2017 war der Regisseur Ehrengast des Berliner Film-Festivals "Hellas Filmbox", das sich dem aktuellen Filmgeschehen seines von Krisen durchgeschüttelten ehemaligen Heimatlandes widmet. Das Image des auf Politthrillers spezialisierten Regisseurs mag der Regisseur freilich nicht: "Was heißt das: Politthriller?" fragte Costa-Gavrás damals im Interview der Deutschen Welle zurück: "Ich fühle mich nicht dafür verantwortlich, dass man mir zuschreibt, ich würde Politthriller bzw. politisches Kino machen. Meine Filme sind zuallererst Spektakel mit guten Schauspielern, einem Rhythmus, einem guten Drehbuch, mit guten Dialogen und ab und zu mit etwas Leichtigkeit, mit etwas das die Zuschauer zum Lachen bringt."
Dennoch: Es ist wohl nicht falsch, Costa-Gavrás dezidiert als politischen Filmemacher zu bezeichnen. Allerdings auf eine Art und Weise, die ein großes Publikum miteinbezieht. Besonders interessiert ihn dabei ein Thema: "Das was mich in allen meinen Filmen umtreibt, ist die Frage der Macht ganz unten bis an die Spitze der Macht-Pyramide. Ich habe Macht über meine Kinder, über mein Filmset und über mir gibt es welche, die Macht über mich haben. Die Art, wie jemand die Macht, die ihm zur Verfügung steht, ausübt, macht seine Umgebung glücklich oder unglücklich."

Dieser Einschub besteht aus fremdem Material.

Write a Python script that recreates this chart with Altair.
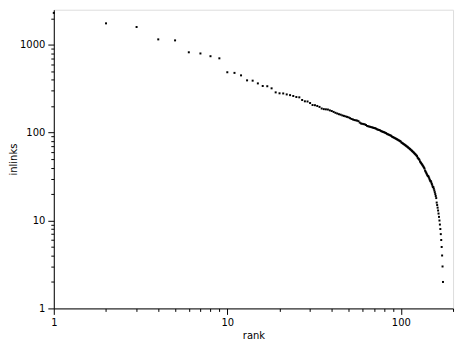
import altair as alt
import pandas as pd

ranks = list(range(1, 176))
inlinks = [
    2300, 1750, 1590, 1150, 1120, 820, 795, 740, 700, 486,
    478, 448, 393, 390, 363, 339, 337, 319, 287, 280,
    279, 272, 267, 261, 254, 252, 235, 227, 226, 217,
    206, 205, 201, 196, 188, 185, 184, 183, 179, 176,
    172, 168, 165, 162, 160, 157, 155, 153, 151, 149,
    146, 143, 141, 139, 138, 137, 135, 130, 127, 126,
    125, 124, 122, 119, 118, 117, 116, 115, 114, 113,
    112, 111, 109, 108, 107, 106, 104, 103, 102, 101,
    100, 99, 97, 96, 95, 94, 93, 92, 90, 89,
    88, 87, 86, 85, 84, 83, 82, 81, 80, 79,
    77, 76, 75, 74, 73, 72, 71, 70, 69, 68,
    67, 66, 65, 64, 63, 62, 61, 60, 59, 58,
    57, 56, 55, 54, 52, 51, 50, 49, 47, 46,
    45, 44, 43, 42, 41, 40, 39, 37, 36, 35,
    34, 33, 32, 32, 31, 30, 29, 28, 28, 27,
    26, 25, 24, 24, 23, 22, 21, 20, 19, 18,
    16, 15, 14, 13, 12, 11, 10, 9, 8, 7,
    6, 5, 4, 3, 2,
]

x_ticks = [1, 2, 3, 4, 5, 6, 7, 8, 9, 10, 20, 30, 40, 50, 60, 70, 80, 90, 100, 200]
y_ticks = [1, 2, 3, 4, 5, 6, 7, 8, 9, 10, 20, 30, 40, 50, 60, 70, 80, 90,
           100, 200, 300, 400, 500, 600, 700, 800, 900, 1000, 2000]

df = pd.DataFrame({"rank": ranks, "inlinks": inlinks})

major_test = "indexof([1,10,100,1000], datum.value) >= 0"
tick_size = {"condition": {"test": major_test, "value": 6}, "value": 3}
label_expr = "indexof([1,10,100,1000], datum.value) >= 0 ? datum.label : ''"

font = "DejaVu Sans"

common_axis = dict(
    grid=False,
    domainColor="black",
    domainWidth=1,
    tickColor="black",
    tickWidth=1,
    labelColor="black",
    titleColor="black",
    labelFont=font,
    titleFont=font,
    labelFontSize=10,
    titleFontSize=10,
    titleFontWeight="normal",
    labelExpr=label_expr,
    tickSize=tick_size,
    labelPadding=3,
    labelOverlap=False,
    labelFlush=False,
    format="d",
)

chart = (
    alt.Chart(df)
    .mark_square(size=4, color="black", opacity=1)
    .encode(
        x=alt.X(
            "rank:Q",
            scale=alt.Scale(type="log", domain=[1, 200], nice=False),
            axis=alt.Axis(values=x_ticks, title="rank", titlePadding=3, **common_axis),
        ),
        y=alt.Y(
            "inlinks:Q",
            scale=alt.Scale(type="log", domain=[1, 2500], nice=False),
            axis=alt.Axis(values=y_ticks, title="inlinks", titlePadding=1, **common_axis),
        ),
    )
    .properties(
        width=401,
        height=300,
        autosize=alt.AutoSizeParams(type="none"),
        padding={"left": 46, "top": 1, "right": 8, "bottom": 35},
    )
    .configure_view(stroke="black", strokeWidth=1)
    .configure(background="white")
)

chart.save("out.html", embed_options={"renderer": "svg", "actions": False})
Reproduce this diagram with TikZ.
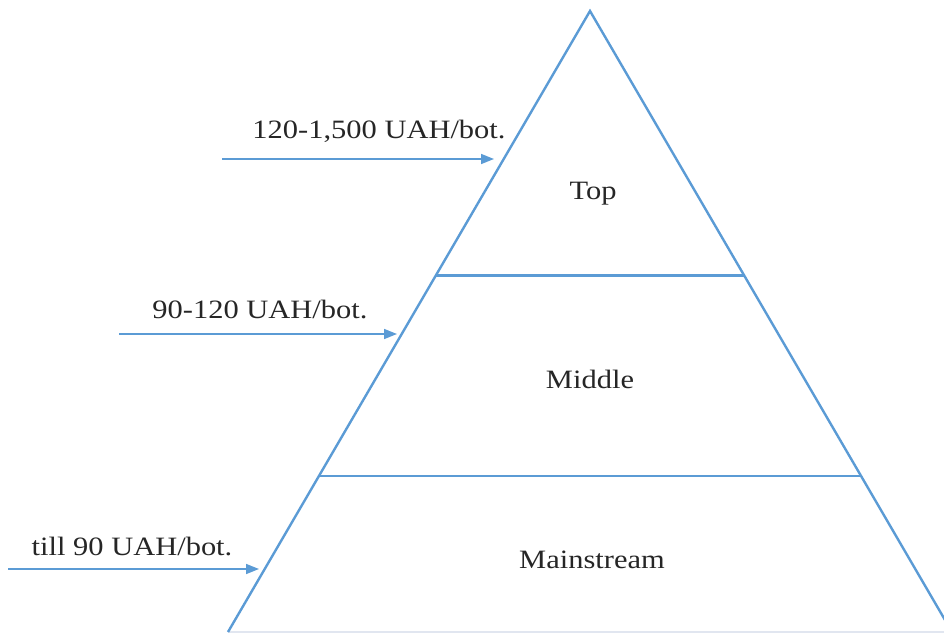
\documentclass[tikz,border=0pt]{standalone}
\usepackage{fontspec}
\setmainfont{Liberation Serif}[FakeStretch=1.15]
\usetikzlibrary{arrows.meta,calc}
\definecolor{pyr}{RGB}{91,155,213}
\definecolor{baseln}{RGB}{225,230,240}
\begin{document}
\begin{tikzpicture}[x=1pt,y=1pt,
  edge/.style={draw=pyr,line width=2.4pt,line join=miter},
  arr/.style={draw=pyr,line width=1.6pt,-{Triangle[length=13pt,width=10pt]}},
  lbl/.style={font=\fontsize{26.5}{30}\selectfont,inner sep=0pt,anchor=base,text=black!85},
  tier/.style={font=\fontsize{26.5}{30}\selectfont,inner sep=0pt,anchor=base,text=black!85}]
\useasboundingbox (0,0) rectangle (944,633);
\clip (0,0) rectangle (944,633);
\coordinate (apex) at (590,622);
\coordinate (bl) at (228,1);
\coordinate (br) at (952,1);
\coordinate (l1) at ($(apex)!0.426!(bl)$);
\coordinate (r1) at ($(apex)!0.426!(br)$);
\coordinate (l2) at ($(apex)!0.749!(bl)$);
\coordinate (r2) at ($(apex)!0.749!(br)$);
% pyramid
\draw[draw=baseln,line width=1.5pt] (bl) -- (br);
\draw[edge] (bl) -- (apex) -- (br);
\draw[edge] (l1) -- (r1);
\draw[edge] (l2) -- (r2);
% tier labels
\node[tier] (top) at (593,434) {Top};
\node[tier] (mid) at (590,245) {Middle};
\node[tier] (main) at (592,65) {Mainstream};
% price labels and arrows
\node[lbl] (p1) at (379,494) {120-1,500 UAH/bot.};
\node[lbl] (p2) at (260,315) {90-120 UAH/bot.};
\node[lbl] (p3) at (132,78) {till 90 UAH/bot.};
\coordinate (a1s) at (222,474);
\coordinate (a1e) at (494,474);
\coordinate (a2s) at (119,299);
\coordinate (a2e) at (397,299);
\coordinate (a3s) at (8,64);
\coordinate (a3e) at (259,64);
\draw[arr] (a1s) -- (a1e);
\draw[arr] (a2s) -- (a2e);
\draw[arr] (a3s) -- (a3e);
\end{tikzpicture}
\end{document}
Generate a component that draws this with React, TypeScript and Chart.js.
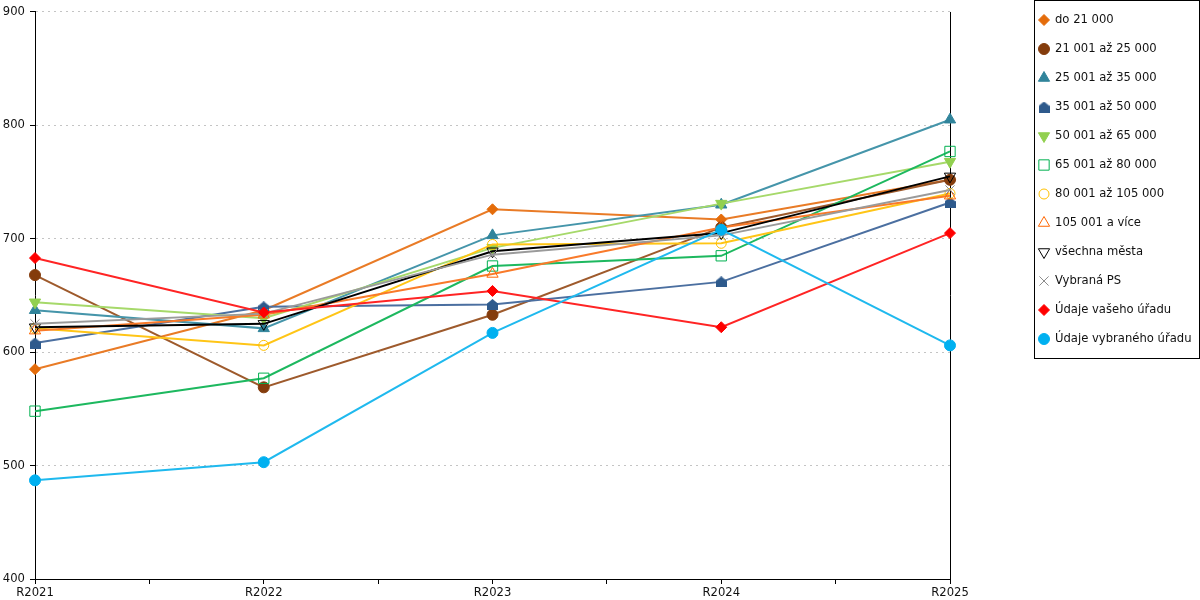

Populäre Filme fürs große Publikum
Der Regisseur, der meist mit Stars des internationalen Films arbeitet, nutzt die dramaturgischen Tricks und die Ästhetik des Spannungskinos. Das ist ihm von verschiedener Seite, vor allem von der Linken, immer wieder auch vorgeworfen worden.
Costa-Gavrás opfere seine Sujets einer konventionellen Hollywood-Ästhetik, lautete ein nicht selten erhobene Klage. Der Regisseur schleppte früh den von einigen linken Aktivisten als Makel empfundenen Ruf eines populären Filmemachers mit sich herum. Politisch engagierte Spielfilm-Regisseure wie Jean-Luc Godard, die auf jegliche Publikums-Zugeständnisse verzichteten, standen in den späten 1960er und 1970er Jahren am anderen Ende des filmischen Kosmos.
Das Publikum folgte dem mit vielen Preisen ausgezeichneten Costa-Gavrás gern, so dass viele seiner Filme an den Kinokassen sehr erfolgreich waren. Auch als Film-Vermittler engagierte sich der gebürtige Grieche lange Jahre, bereits in den 1980er Jahren leitete er für einige Zeit die legendäre "Cinémathèque française" in Paris, der er auch seit 2017 wieder vorsteht.
Aktuelle Fragen an das politische Kino
"Brauchen wir das große politische Kino eigentlich noch, bzw. was kann Kino in der heutigen Zeit bewegen?" Diese Frage wurde ihm auch auf dem Filmfestival "Hellas-Box" im vergangenen Jahr nocheinmal gestellt. Costa-Gavrás zeigte sich skeptisch: "Jemand der sagt, er drehe Filme um die Welt zu verändern, muss doch etwas verrückt sein," so der Regisseur.
"Ich mache Filme mit Geschichten, die mich persönlich stark interessieren. Ich habe in 40 Jahren rund 20 Filme gedreht. Nicht gerade viel. Aber jedes Mal ist es für mich eine Angelegenheit von Liebe und Leidenschaft", zog der weltberühmte Regisseur sein persönliches Fazit.